Information supplied:
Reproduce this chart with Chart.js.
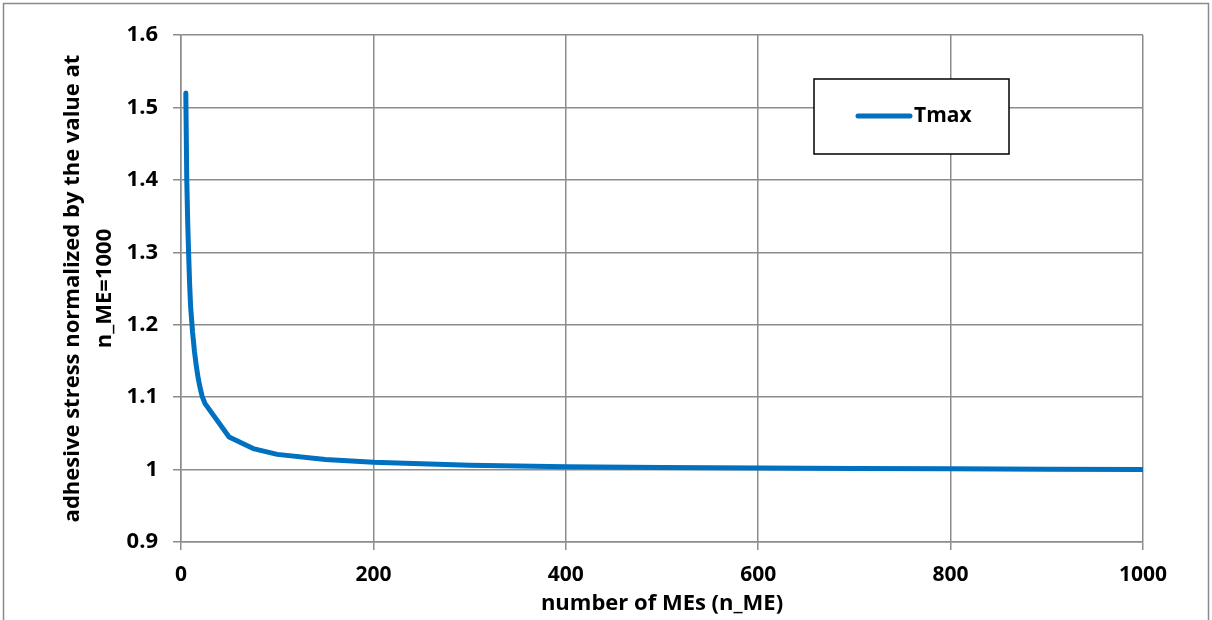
<!DOCTYPE html>
<html>
<head>
<meta charset="utf-8">
<script src="https://cdn.jsdelivr.net/npm/chart.js@4.4.1/dist/chart.umd.min.js"></script>
<style>
html,body{margin:0;padding:0;background:#fff;}
#wrap{width:1212px;height:620px;position:relative;}
</style>
</head>
<body>
<div id="wrap"><canvas id="c" width="1212" height="620"></canvas></div>
<script>
const seriesLabel = 'Tmax';
const nME = [5, 6, 7, 8, 9, 10, 12, 14, 16, 18, 20, 22, 25, 50, 75, 100, 150, 200, 300, 400, 500, 600, 700, 800, 900, 1000];
const tmax = [1.52, 1.40, 1.34, 1.295, 1.255, 1.225, 1.19, 1.163, 1.142, 1.125, 1.112, 1.101, 1.091, 1.045, 1.029, 1.021, 1.014, 1.01, 1.006, 1.004, 1.003, 1.002, 1.0015, 1.001, 1.0005, 1.0];
const xTicks = [0, 200, 400, 600, 800, 1000];
const yTicks = [0.9, 1, 1.1, 1.2, 1.3, 1.4, 1.5, 1.6];
const xTitle = 'number of MEs (n_ME)';
const yTitle = ['adhesive stress normalized by the value at', 'n_ME=1000'];

const FONT = '"Open Sans"';
const gridColor = '#8c8c8c';

const frame = {
  id: 'frame',
  beforeDraw(chart) {
    const ctx = chart.ctx;
    ctx.save();
    ctx.fillStyle = '#fff';
    ctx.fillRect(0, 0, chart.width, chart.height);
    ctx.strokeStyle = '#8a8a8a';
    ctx.lineWidth = 1.5;
    ctx.strokeRect(3.5, 3.5, 1205, 640);
    ctx.restore();
  }
};

const legendBox = {
  id: 'legendBox',
  afterDraw(chart) {
    const ctx = chart.ctx;
    const ds = chart.data.datasets[0];
    ctx.save();
    ctx.fillStyle = '#fff';
    ctx.fillRect(814, 79, 195, 75);
    ctx.strokeStyle = '#000';
    ctx.lineWidth = 1.5;
    ctx.strokeRect(814, 79, 195, 75);
    ctx.strokeStyle = ds.borderColor;
    ctx.lineWidth = 5;
    ctx.lineCap = 'round';
    ctx.beginPath();
    ctx.moveTo(858, 116);
    ctx.lineTo(910, 116);
    ctx.stroke();
    ctx.fillStyle = '#000';
    ctx.font = 'bold 21px ' + FONT;
    ctx.textBaseline = 'middle';
    ctx.textAlign = 'left';
    ctx.fillText(ds.label, 914, 116);
    ctx.restore();
  }
};

new Chart(document.getElementById('c'), {
  type: 'scatter',
  data: {
    datasets: [{
      label: seriesLabel,
      data: nME.map((x, i) => ({x: x, y: tmax[i]})),
      showLine: true,
      borderColor: '#0070C0',
      backgroundColor: '#0070C0',
      borderWidth: 5,
      pointRadius: 0,
      tension: 0,
      borderCapStyle: 'round',
      borderJoinStyle: 'round'
    }]
  },
  options: {
    responsive: false,
    animation: false,
    devicePixelRatio: 1,
    layout: {padding: {left: 0, right: 69, top: 35, bottom: 0}},
    plugins: {legend: {display: false}, tooltip: {enabled: false}},
    scales: {
      x: {
        type: 'linear',
        min: 0, max: 1000,
        afterBuildTicks(scale) { scale.ticks = xTicks.map(v => ({value: v})); },
        afterFit(scale) { scale.height = 78; },
        grid: {color: gridColor, lineWidth: 1.5, tickLength: 8, drawTicks: true, tickColor: gridColor},
        border: {color: gridColor, width: 1.5},
        ticks: {color: '#000', padding: 12, font: {family: FONT, size: 21, weight: 'bold'}, maxRotation: 0,
          callback: v => String(v)},
        title: {display: true, text: xTitle, color: '#000', font: {family: FONT, size: 22, weight: 'bold', lineHeight: 1.15}, padding: {top: 0, bottom: 4}}
      },
      y: {
        type: 'linear',
        min: 0.9, max: 1.6,
        afterBuildTicks(scale) { scale.ticks = yTicks.map(v => ({value: v})); },
        afterFit(scale) { scale.width = 181; },
        grid: {color: gridColor, lineWidth: 1.5, tickLength: 8, tickColor: gridColor},
        border: {color: gridColor, width: 1.5},
        ticks: {color: '#000', padding: 15, font: {family: FONT, size: 22, weight: 'bold'},
          callback: v => String(parseFloat(Number(v).toFixed(1)))},
        title: {display: true, text: yTitle, color: '#000', font: {family: FONT, size: 22, weight: 'bold', lineHeight: 1.45}, padding: {top: 57, bottom: 0}}
      }
    }
  },
  plugins: [frame, legendBox]
});
</script>
</body>
</html>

Written request:
Leave out the pictures and give the listing above again exactly.

Solution to this problem:
Reproduce this chart with Chart.js.
<!DOCTYPE html>
<html>
<head>
<meta charset="utf-8">
<script src="https://cdn.jsdelivr.net/npm/chart.js@4.4.1/dist/chart.umd.min.js"></script>
<style>
html,body{margin:0;padding:0;background:#fff;}
#wrap{width:1212px;height:620px;position:relative;}
</style>
</head>
<body>
<div id="wrap"><canvas id="c" width="1212" height="620"></canvas></div>
<script>
const seriesLabel = 'Tmax';
const nME = [5, 6, 7, 8, 9, 10, 12, 14, 16, 18, 20, 22, 25, 50, 75, 100, 150, 200, 300, 400, 500, 600, 700, 800, 900, 1000];
const tmax = [1.52, 1.40, 1.34, 1.295, 1.255, 1.225, 1.19, 1.163, 1.142, 1.125, 1.112, 1.101, 1.091, 1.045, 1.029, 1.021, 1.014, 1.01, 1.006, 1.004, 1.003, 1.002, 1.0015, 1.001, 1.0005, 1.0];
const xTicks = [0, 200, 400, 600, 800, 1000];
const yTicks = [0.9, 1, 1.1, 1.2, 1.3, 1.4, 1.5, 1.6];
const xTitle = 'number of MEs (n_ME)';
const yTitle = ['adhesive stress normalized by the value at', 'n_ME=1000'];

const FONT = '"Open Sans"';
const gridColor = '#8c8c8c';

const frame = {
  id: 'frame',
  beforeDraw(chart) {
    const ctx = chart.ctx;
    ctx.save();
    ctx.fillStyle = '#fff';
    ctx.fillRect(0, 0, chart.width, chart.height);
    ctx.strokeStyle = '#8a8a8a';
    ctx.lineWidth = 1.5;
    ctx.strokeRect(3.5, 3.5, 1205, 640);
    ctx.restore();
  }
};

const legendBox = {
  id: 'legendBox',
  afterDraw(chart) {
    const ctx = chart.ctx;
    const ds = chart.data.datasets[0];
    ctx.save();
    ctx.fillStyle = '#fff';
    ctx.fillRect(814, 79, 195, 75);
    ctx.strokeStyle = '#000';
    ctx.lineWidth = 1.5;
    ctx.strokeRect(814, 79, 195, 75);
    ctx.strokeStyle = ds.borderColor;
    ctx.lineWidth = 5;
    ctx.lineCap = 'round';
    ctx.beginPath();
    ctx.moveTo(858, 116);
    ctx.lineTo(910, 116);
    ctx.stroke();
    ctx.fillStyle = '#000';
    ctx.font = 'bold 21px ' + FONT;
    ctx.textBaseline = 'middle';
    ctx.textAlign = 'left';
    ctx.fillText(ds.label, 914, 116);
    ctx.restore();
  }
};

new Chart(document.getElementById('c'), {
  type: 'scatter',
  data: {
    datasets: [{
      label: seriesLabel,
      data: nME.map((x, i) => ({x: x, y: tmax[i]})),
      showLine: true,
      borderColor: '#0070C0',
      backgroundColor: '#0070C0',
      borderWidth: 5,
      pointRadius: 0,
      tension: 0,
      borderCapStyle: 'round',
      borderJoinStyle: 'round'
    }]
  },
  options: {
    responsive: false,
    animation: false,
    devicePixelRatio: 1,
    layout: {padding: {left: 0, right: 69, top: 35, bottom: 0}},
    plugins: {legend: {display: false}, tooltip: {enabled: false}},
    scales: {
      x: {
        type: 'linear',
        min: 0, max: 1000,
        afterBuildTicks(scale) { scale.ticks = xTicks.map(v => ({value: v})); },
        afterFit(scale) { scale.height = 78; },
        grid: {color: gridColor, lineWidth: 1.5, tickLength: 8, drawTicks: true, tickColor: gridColor},
        border: {color: gridColor, width: 1.5},
        ticks: {color: '#000', padding: 12, font: {family: FONT, size: 21, weight: 'bold'}, maxRotation: 0,
          callback: v => String(v)},
        title: {display: true, text: xTitle, color: '#000', font: {family: FONT, size: 22, weight: 'bold', lineHeight: 1.15}, padding: {top: 0, bottom: 4}}
      },
      y: {
        type: 'linear',
        min: 0.9, max: 1.6,
        afterBuildTicks(scale) { scale.ticks = yTicks.map(v => ({value: v})); },
        afterFit(scale) { scale.width = 181; },
        grid: {color: gridColor, lineWidth: 1.5, tickLength: 8, tickColor: gridColor},
        border: {color: gridColor, width: 1.5},
        ticks: {color: '#000', padding: 15, font: {family: FONT, size: 22, weight: 'bold'},
          callback: v => String(parseFloat(Number(v).toFixed(1)))},
        title: {display: true, text: yTitle, color: '#000', font: {family: FONT, size: 22, weight: 'bold', lineHeight: 1.45}, padding: {top: 57, bottom: 0}}
      }
    }
  },
  plugins: [frame, legendBox]
});
</script>
</body>
</html>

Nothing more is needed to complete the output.